[BEGIN Provided data]
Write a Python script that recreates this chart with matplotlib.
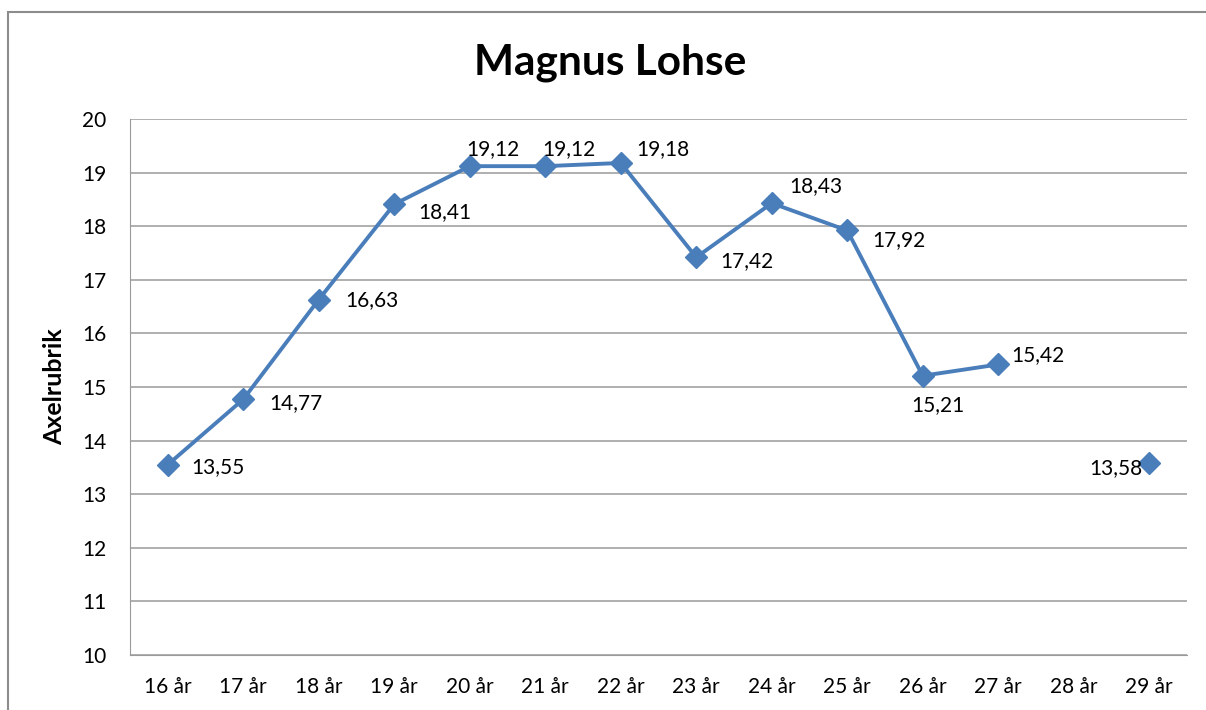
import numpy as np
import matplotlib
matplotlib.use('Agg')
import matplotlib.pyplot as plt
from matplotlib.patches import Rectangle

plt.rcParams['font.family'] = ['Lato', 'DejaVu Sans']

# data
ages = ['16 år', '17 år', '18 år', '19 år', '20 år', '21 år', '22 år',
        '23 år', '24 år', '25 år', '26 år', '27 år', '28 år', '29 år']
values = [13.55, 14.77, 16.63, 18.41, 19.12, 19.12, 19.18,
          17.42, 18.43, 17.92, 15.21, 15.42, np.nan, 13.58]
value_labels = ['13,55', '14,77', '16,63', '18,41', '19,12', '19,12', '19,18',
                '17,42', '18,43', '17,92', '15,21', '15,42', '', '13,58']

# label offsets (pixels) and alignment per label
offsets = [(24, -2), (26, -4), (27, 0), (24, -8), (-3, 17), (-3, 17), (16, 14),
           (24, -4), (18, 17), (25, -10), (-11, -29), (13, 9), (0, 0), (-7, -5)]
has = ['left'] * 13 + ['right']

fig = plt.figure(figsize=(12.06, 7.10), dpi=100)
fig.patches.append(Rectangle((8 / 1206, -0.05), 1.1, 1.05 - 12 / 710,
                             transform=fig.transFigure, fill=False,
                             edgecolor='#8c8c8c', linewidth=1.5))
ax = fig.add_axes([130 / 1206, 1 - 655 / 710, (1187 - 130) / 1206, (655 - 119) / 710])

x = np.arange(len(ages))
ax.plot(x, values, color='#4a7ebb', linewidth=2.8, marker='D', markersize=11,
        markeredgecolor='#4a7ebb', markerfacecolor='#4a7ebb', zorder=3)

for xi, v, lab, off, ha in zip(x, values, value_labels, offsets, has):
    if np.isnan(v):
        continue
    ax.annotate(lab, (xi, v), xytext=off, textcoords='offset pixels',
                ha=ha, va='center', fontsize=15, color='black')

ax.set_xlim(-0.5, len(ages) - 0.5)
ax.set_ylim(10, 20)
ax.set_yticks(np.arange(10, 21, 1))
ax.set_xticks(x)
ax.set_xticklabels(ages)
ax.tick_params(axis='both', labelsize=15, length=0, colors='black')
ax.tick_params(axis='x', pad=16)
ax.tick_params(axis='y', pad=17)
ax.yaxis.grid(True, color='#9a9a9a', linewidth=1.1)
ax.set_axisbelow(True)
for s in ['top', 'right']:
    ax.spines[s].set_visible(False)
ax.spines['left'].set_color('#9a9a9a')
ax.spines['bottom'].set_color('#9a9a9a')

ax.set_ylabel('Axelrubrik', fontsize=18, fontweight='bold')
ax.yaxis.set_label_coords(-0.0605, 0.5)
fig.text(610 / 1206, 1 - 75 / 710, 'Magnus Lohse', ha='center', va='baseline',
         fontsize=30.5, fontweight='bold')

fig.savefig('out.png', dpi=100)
[END Provided data]
[Goal]:
Go from the first line of the listing to the line holding "has = ['left'] * 13 + ['right']" and, please, transcribe those lines exactly, both included, with no pictures.

[Solution]:
Write a Python script that recreates this chart with matplotlib.
import numpy as np
import matplotlib
matplotlib.use('Agg')
import matplotlib.pyplot as plt
from matplotlib.patches import Rectangle

plt.rcParams['font.family'] = ['Lato', 'DejaVu Sans']

# data
ages = ['16 år', '17 år', '18 år', '19 år', '20 år', '21 år', '22 år',
        '23 år', '24 år', '25 år', '26 år', '27 år', '28 år', '29 år']
values = [13.55, 14.77, 16.63, 18.41, 19.12, 19.12, 19.18,
          17.42, 18.43, 17.92, 15.21, 15.42, np.nan, 13.58]
value_labels = ['13,55', '14,77', '16,63', '18,41', '19,12', '19,12', '19,18',
                '17,42', '18,43', '17,92', '15,21', '15,42', '', '13,58']

# label offsets (pixels) and alignment per label
offsets = [(24, -2), (26, -4), (27, 0), (24, -8), (-3, 17), (-3, 17), (16, 14),
           (24, -4), (18, 17), (25, -10), (-11, -29), (13, 9), (0, 0), (-7, -5)]
has = ['left'] * 13 + ['right']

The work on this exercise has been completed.